All four actors are exceptional; Lozano (Placebo, One Wet Brain) imbues the dying Trish with a keen sense of humor, Syglowski (Dig, Halfway Bitches Go Straight to Heaven) brings humanity to the angry and frustrated Susie, Strong (The Search for Signs of Intelligent Life in the Universe, Schmigadoon!) empowers Fran through all her awkwardness, and Zayas (Cost of Living, Anna in the Tropics) proves once again why he’s one of the best around, portraying the unpredictable and frightfully honest Owen with charm to spare.

Written and directed by Oscar, Tony, and Obie winner and Emmy nominee Shanley (Outside Mullingar, Prodigal Son), Brooklyn Laundry contains unexpected dialogue with clever undertones. When Owen tells Fran she can keep a quarter that fell on the floor, she says she doesn’t want it, so he asks, “What? You afraid of a little change?” Trish loves the artificial flowers she’s had for twenty years. “You can wash them. They never fade,” she says, as opposed to clothing, or people. When Owen and Fran are at dinner, she is upset that chicken is not on the menu, so he urges her, “This is exactly when reality becomes super important.
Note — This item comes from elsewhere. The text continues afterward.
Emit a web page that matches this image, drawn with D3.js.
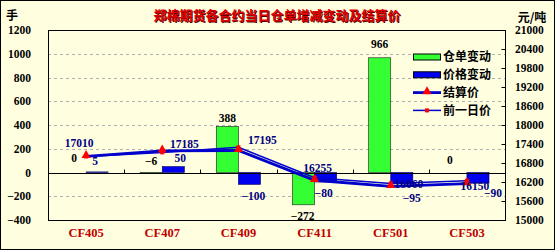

You must choose from what exists on the menu, Fran, and not choose the invisible thing in your mind.”

However, each scene seems to exist in its own mind; they never come together as a whole, unfolding like loosely connected stories with chapters missing.

“What do you do when you’re not sure?” Father Flynn asks in Doubt, a nearly perfectly executed drama. Meanwhile, Brooklyn Laundry feels unsure of itself, unable to sleep well.